Making The Case For PR Pros Editing Wikipedia
from the is-it-really-notable dept
Obscured amidst the hysteria over anti-piracy bills SOPA and PIPA has been a valuable discussion bubbling up within public relations about PR people editing clients’ Wikipedia entries.
It’s a topic that has been debated for years. From Wikipedia co-founder Jimmy Wales stating in 2006 that “PR firms editing Wikipedia is something that we frown upon very, very strongly” to last year’s Bell Pottinger lobbying scandal, where it emerged that the firm was surreptitiously manipulating client’s Wikipedia entries — raising the ire of Mr. Wales and his Wikipedia acolytes — it’s a discussion that seemingly knows no end.
PR people have long been frustrated by the complexities of the Wikipedia editing process. Colleagues tell us they feel rebuffed by what they believe is an arcane system meant to ostracize them whenever they attempt to correct inaccurate or outdated employer or client entries.
The issue over edits made on Wikipedia is one that affects more than just the public relations profession. It has implications for every business, organization and institution around the world, given Wikipedia’s widespread use as an information resource.
The matter gained particular prominence recently when Phil Gomes, an executive at Edelman Digital, began to peel back the layers of distrust and confusion between PR people and Wikipedians with a blog post and Facebook group aimed at bringing together the sparring parties.
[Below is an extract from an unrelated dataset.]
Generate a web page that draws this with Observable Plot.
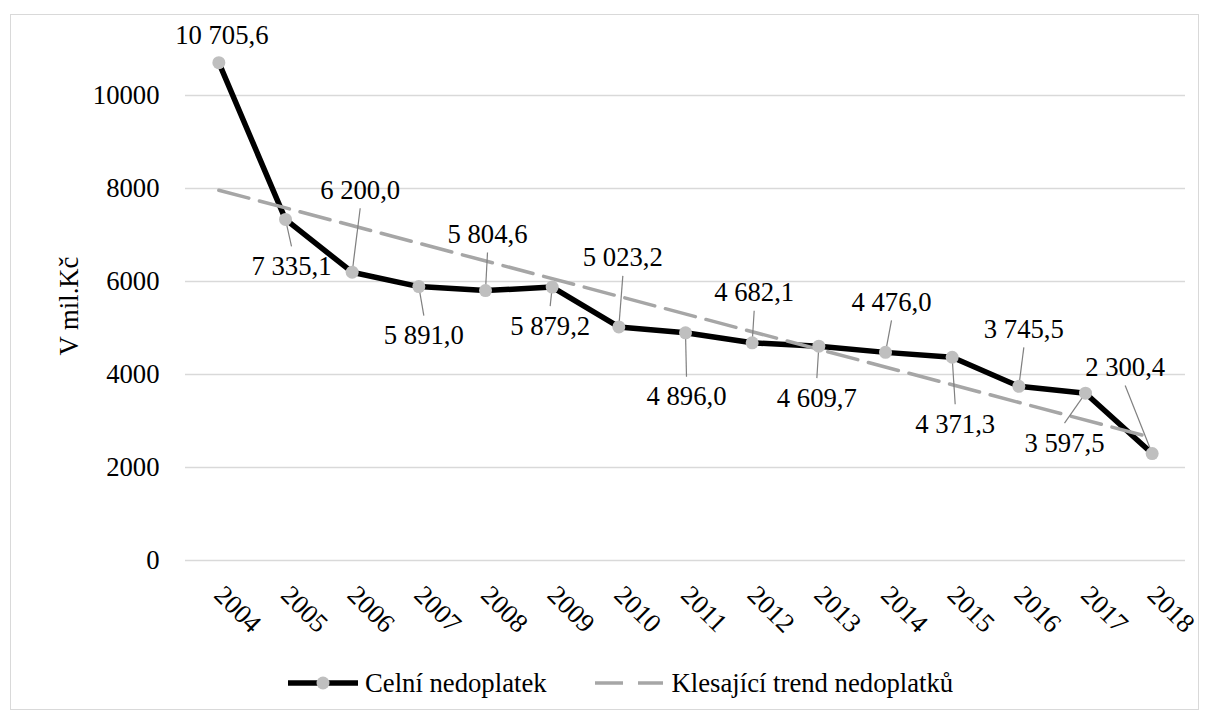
<!DOCTYPE html>
<html>
<head>
<meta charset="utf-8">
<script src="https://cdn.jsdelivr.net/npm/d3@7"></script>
<script src="https://cdn.jsdelivr.net/npm/@observablehq/plot@0.6"></script>
<style>
  body { margin: 0; background: #fff; font-family: "Times New Roman", Times, "Liberation Serif", Tinos, "DejaVu Serif", serif; }
  #chart { position: absolute; left: 0; top: 0; }
  #chart svg, #chart svg text { font-family: "Times New Roman", Times, "Liberation Serif", Tinos, "DejaVu Serif", serif !important; }
  #frame { position: absolute; left: 10px; top: 14px; width: 1189px; height: 696px; border: 1px solid #d9d9d9; box-sizing: border-box; pointer-events: none; }
  #legend { position: absolute; left: 288px; top: 668px; height: 30px; display: flex; align-items: center; font-size: 26.7px; color: #000; white-space: nowrap; }
  #legend svg { display: block; }
</style>
</head>
<body>
<div id="chart"></div>
<div id="frame"></div>
<div id="legend"></div>
<script>
// ---- data ----
const years = [2004, 2005, 2006, 2007, 2008, 2009, 2010, 2011, 2012, 2013, 2014, 2015, 2016, 2017, 2018];
const values = [10705.6, 7335.1, 6200.0, 5891.0, 5804.6, 5879.2, 5023.2, 4896.0, 4682.1, 4609.7, 4476.0, 4371.3, 3745.5, 3597.5, 2300.4];
const yTicks = [0, 2000, 4000, 6000, 8000, 10000];
const seriesName = "Celní nedoplatek";
const trendName = "Klesající trend nedoplatků";
const yTitle = "V mil.Kč";

// ---- label placement (pixel offsets of each data label from its point) ----
const labelDx = [3, 6, 8, 5, 2, -2, 4, 1, 2, -2, 6, 3, 5, -21, -27];
const labelDy = [-27, 47, -82, 49, -56, 39, -69, 64, -50, 52, -50, 67, -57, 50, -86];

// ---- layout ----
const W = 1209, H = 650;
const mL = 185, mR = 24, mT = 95, mB = 90;
const fontSize = "26.7px";
const font = "'Times New Roman', Times, 'Liberation Serif', Tinos, 'DejaVu Serif', serif";

const fmt = d3.formatLocale({decimal: ",", thousands: " ", grouping: [3], currency: ["", ""]}).format(",.1f");
const xDomain = [years[0] - 0.5, years[years.length - 1] + 0.5];
const yDomain = [0, 10000];

const xs = Plot.scale({x: {type: "linear", domain: xDomain, range: [mL, W - mR]}});
const ys = Plot.scale({y: {type: "linear", domain: yDomain, range: [H - mB, mT]}});

const rows = years.map((year, i) => {
  const px = xs.apply(year), py = ys.apply(values[i]);
  const lxp = px + labelDx[i], lyp = py + labelDy[i];
  const eyp = lyp + (labelDy[i] > 0 ? -20 : 18);
  return {
    year, value: values[i], label: fmt(values[i]),
    lx: xs.invert(lxp), ly: ys.invert(lyp),
    ex: xs.invert(lxp), ey: ys.invert(eyp),
    leader: i > 0
  };
});

const plot = Plot.plot({
  width: W, height: H,
  marginLeft: mL, marginRight: mR, marginTop: mT, marginBottom: mB,
  style: {fontFamily: font, fontSize: fontSize, background: "transparent", color: "#000", overflow: "visible"},
  x: {type: "linear", domain: xDomain},
  y: {type: "linear", domain: yDomain},
  marks: [
    Plot.gridY(yTicks, {stroke: "#d9d9d9", strokeOpacity: 1, strokeWidth: 1.5}),
    Plot.axisY({ticks: yTicks, tickSize: 0, tickPadding: 26, tickFormat: d3.format("d"), label: null}),
    Plot.axisX({ticks: years, tickSize: 0, tickPadding: 30, tickRotate: 45, tickFormat: d => String(d), label: null}),
    Plot.text([yTitle], {frameAnchor: "left", rotate: -90, dx: -108, dy: -22, textAnchor: "middle", lineAnchor: "bottom", fill: "#000"}),
    Plot.line(rows, {x: "year", y: "value", stroke: "#000", strokeWidth: 5.5, strokeLinejoin: "round"}),
    Plot.linearRegressionY(rows, {x: "year", y: "value", ci: 0, stroke: "#a6a6a6", strokeWidth: 3.5, strokeDasharray: "31,11"}),
    Plot.link(rows.filter(d => d.leader), {x1: "year", y1: "value", x2: "ex", y2: "ey", stroke: "#808080", strokeWidth: 1.2}),
    Plot.dot(rows, {x: "year", y: "value", r: 6.5, fill: "#bfbfbf", stroke: "none"}),
    Plot.text(rows, {x: "lx", y: "ly", text: "label", fill: "#000", textAnchor: "middle"})
  ]
});
document.getElementById("chart").appendChild(plot);

// ---- legend ----
const legend = document.getElementById("legend");
legend.innerHTML = `
  <svg width="70" height="20"><line x1="0" y1="10" x2="70" y2="10" stroke="#000" stroke-width="5.5"/><circle cx="35" cy="10" r="6.5" fill="#bfbfbf"/></svg>
  <span style="margin-left:7px">${seriesName}</span>
  <svg width="68" height="20" style="margin-left:48px"><line x1="0" y1="10" x2="68" y2="10" stroke="#a6a6a6" stroke-width="3.5" stroke-dasharray="28,15"/></svg>
  <span style="margin-left:9px">${trendName}</span>`;
</script>
</body>
</html>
Gomes’ initiative, dubbed the Corporate Representatives for Ethical Wikipedia Engagement, is based on four pillars:
- Corporate communicators want to do the right thing.
- Communicators engaged in ethical practice have a lot to contribute.
- Current Wikipedia policy does not fully understand Nos. 1 and 2, owing to the activities of some bad actors and a general misunderstanding of public relations in general.
- Accurate Wikipedia entries are in the public interest.
It’s a noble effort and one that my organization, the Public Relations Society of America, wholeheartedly supports.
Techdirt further examined the issue when Mike Masnick asked, rather pointedly, whether PR people should be “able to edit otherwise ignored Wikipedia pages of their clients to correct errors?” He focused on some fairly glaring issues that we believe Wikipedia has yet to adequately address. Among them: Where do professionals turn to if their efforts to go through the proper channels to request edits to inaccurate or outdated information are either rebuffed or ignored?
That question has been overlooked for far too long. As Mr. Gomes pointed out in the comments of Mr. Masnick’s Techdirt post, “Some of us are working together to help [the] PR [profession] do the right thing by the Wikipedia community, especially considering that guidance is at times contradictory.”
The Case for PR Pros Editing Wikipedia
We believe there is a case to be made for PR professionals to responsibly edit client Wikipedia entries in an ethical and transparent manner.
At its most basic level, it is a matter of serving the public interest.
An accurate Wikipedia entry serves the public interest far better than inaccurate entries that are allowed to languish with errors because Wikipedia editors refuse to allow “paid advocates” to make necessary, accurate changes. A disclosure of one’s professional affiliation with a business should not automatically exempt him or her from being allowed to responsibly edit Wikipedia entries.
Greater accuracy and transparency within Wikipedia entries should be the basis of how Wikipedia goes about its practices. It should not matter who edits a page, so long as the information is accurate, unbiased and properly sourced.
PRSA certainly does not condone behavior on the part of public relations people or PR firms that is unethical or dishonest in respect to their editing of clients’ Wikipedia entries. To be sure, there are some who wish to abuse the system. Let’s not kid ourselves into thinking otherwise. But on the whole, we believe that PR professionals, particularly those whose work adheres to the PRSA Code of Ethics, are responsible and respectful of the online communities in which they engage and seek to influence.
We’re encouraged by efforts in the U.K., where the Chartered Institute of Public Relations is establishing guidelines on how the PR profession deals with Wikipedia. We hope to do the same in the U.S. by working with Wikipedia to develop rigorous and explicit editing guidelines that can be used throughout the profession.
Our position on this matter is simple: it’s wrong for the PR profession to think it can run roughshod over the established Wikipedia community. PR professionals must engage with it in a reasonable manner that respects the community’s rules and protocols, while also ensuring they are acting in their clients’ best interests. But the engagement should be a two-way street in which Wikipedia is willing to see and accommodate both sides of the issue. At the moment, we do not believe that to be the case.
Gerard F. Corbett, APR, Fellow PRSA, is chair and CEO of the Public Relations Society of America (PRSA).